The bill, sponsored by Clampitt and fellow Western North Carolina Rep. Mark Pless, R-Haywood, seeks an appropriation from the state’s general fund that would bring $50 million for a badly-needed mental health treatment center. The bill stipulates that the facility be located in Cherokee, Clay, Graham, Haywood, Jackson, Macon or Swain counties.
“The closest facility we have right now is Broughton down in Morganton [more than 80 miles from Waynesville] and that’s just not acceptable,” Pless said. “We spend a lot of time with law enforcement, especially going back and forth on commitments and people that they are taking down to have in there. They spend more time in transport, and if they turn around and they say, ‘No, we’re not going to keep them,’ then we have to go back and get them.”

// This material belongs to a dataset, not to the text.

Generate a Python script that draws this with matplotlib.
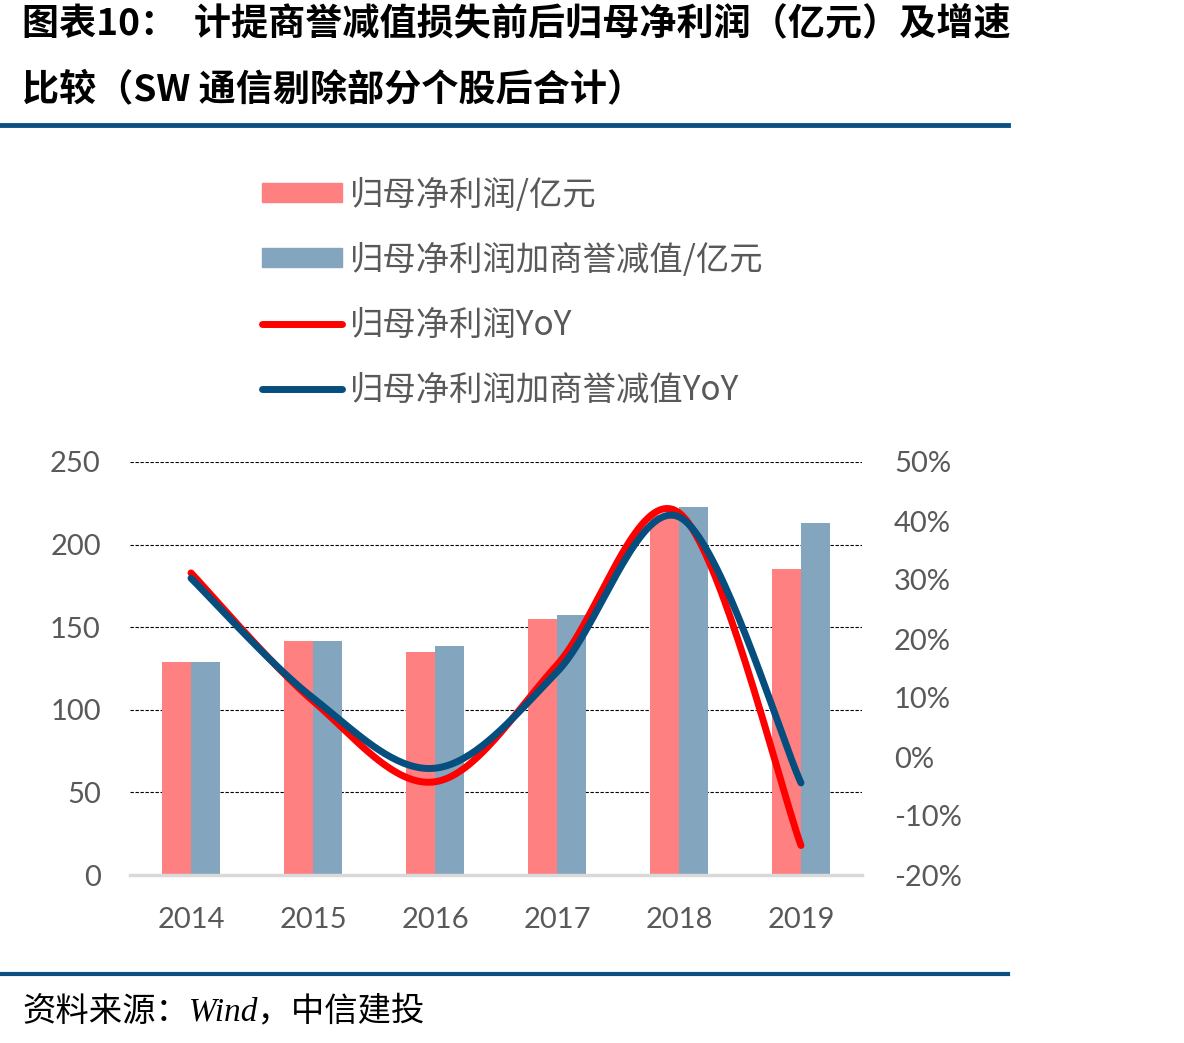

Bringing such a facility to the far western counties is something both Clampitt and Pless campaigned on back in 2020.
“A lot of people don’t think that I’m for that,” Pless explained. “I am, but you know, it comes with stipulations. It comes with restrictions and it comes with expecting people to behave a certain way in order to help themselves. But we definitely have got to have something like that.”
Co-sponsors on the bill include Concord Republican Rep. Larry Pittman and Rocky Mount Democratic Rep. Shelly Willingham. As of press time, the bill had been referred to the committee on appropriations. Clampitt, Pless, Pittman and Willingham all serve on this committee.